Cedars-Sinai Chosen for Pancreatic Cancer Trials

This image shows irregular glands (arrows) infiltrating into pancreatic tissue. These glands characterize pancreatic ductal adenocarcinoma, a type of pancreatic cancer.

Cedars-Sinai has been selected to be one of 12 initial clinical trial sites that aim to fast-track development of potential treatments for pancreatic cancer patients. The first-of-its-kind national effort, in which Cedars-Sinai is taking a leading role, is designed to dramatically speed up the clinical trial process.

The project, spearheaded by the Pancreatic Cancer Action Network — a nonprofit that advances research and supports patients with pancreatic cancer — is using a collaborative and cooperative approach to clinical trials. This method is a departure from the typical process, in which study results are fragmented among various institutions and new drugs and treatments take longer to move from the laboratory bench to the bedside.

"This unique, multiyear effort will bring together cancer centers, researchers and drug developers, providing our patients with the best clinical trial options at warp speed," said Andrew E. Hendifar, MD, co-director of Pancreas Oncology and medical oncology lead for the Gastrointestinal Disease Research Group at Cedars-Sinai.

Beginning in spring 2017, researchers at the 12 sites will conduct sub-studies on several treatment options. Each study will fall under a clinical trial design that uses an individualized treatment approach based on the molecular profile of a patient and the patient's tumor.

Genetic data and clinical trial results from all the sites will be analyzed together so that scientific findings can be distributed quickly to researchers, helping them match a sub-study to a patient’s individual needs. Once in treatment, patients will be closely monitored and will have follow-up analyses to help researchers understand how well each treatment is working in real time.

Andrew E. Hendifar, MD

Richard Tuli, MD, PhD

Sub-studies can be added for newly discovered biomarkers and treatment approaches as the project progresses, allowing the scientists to learn which patients will benefit most from the new developments. Patients can quickly shift from one option to another.

"We believe that this patient-centric approach will change the future of pancreatic cancer care," said Hendifar, an assistant professor of Medicine.

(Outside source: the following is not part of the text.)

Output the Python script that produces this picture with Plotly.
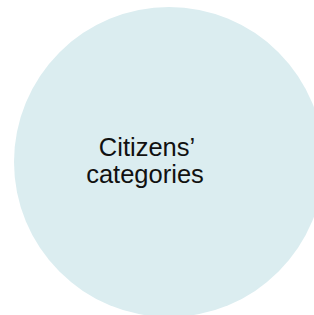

The disease is the third-leading cause of cancer-related deaths in the United States — killing more people than breast cancer — with a five-year survival rate of only 8 percent, according to the Pancreatic Cancer Action Network.

Hendifar and Richard Tuli, MD, PhD, an attending radiation oncologist, co-director of Pancreas Oncology and associate professor in the Department of Radiation Oncology, will serve as the primary Cedars-Sinai investigators. They will be responsible for designing and conducting the clinical trial studies, which involves selecting participants, reporting treatment side effects, gathering and reporting data, and publishing their results.

The 12 clinical trial sites were selected through a competitive, peer-reviewed process. In addition to Cedars-Sinai, the sites are the Dana-Farber/Harvard Cancer Center; the Fred Hutchinson Cancer Research Center/Seattle Cancer Care Alliance/University of Washington; the Memorial Sloan Kettering Cancer Center; the University of California, San Francisco; the University of California, San Diego; the University of Chicago; the University of Florida; the University of Michigan; the University of Pennsylvania; Virginia Mason Medical Center; and Washington University.

"We are incredibly excited to be joining world leaders in pancreatic cancer science and treatment to revolutionize our approach to clinical trials for this disease," Hendifar said. "It’s good for science and good for patients."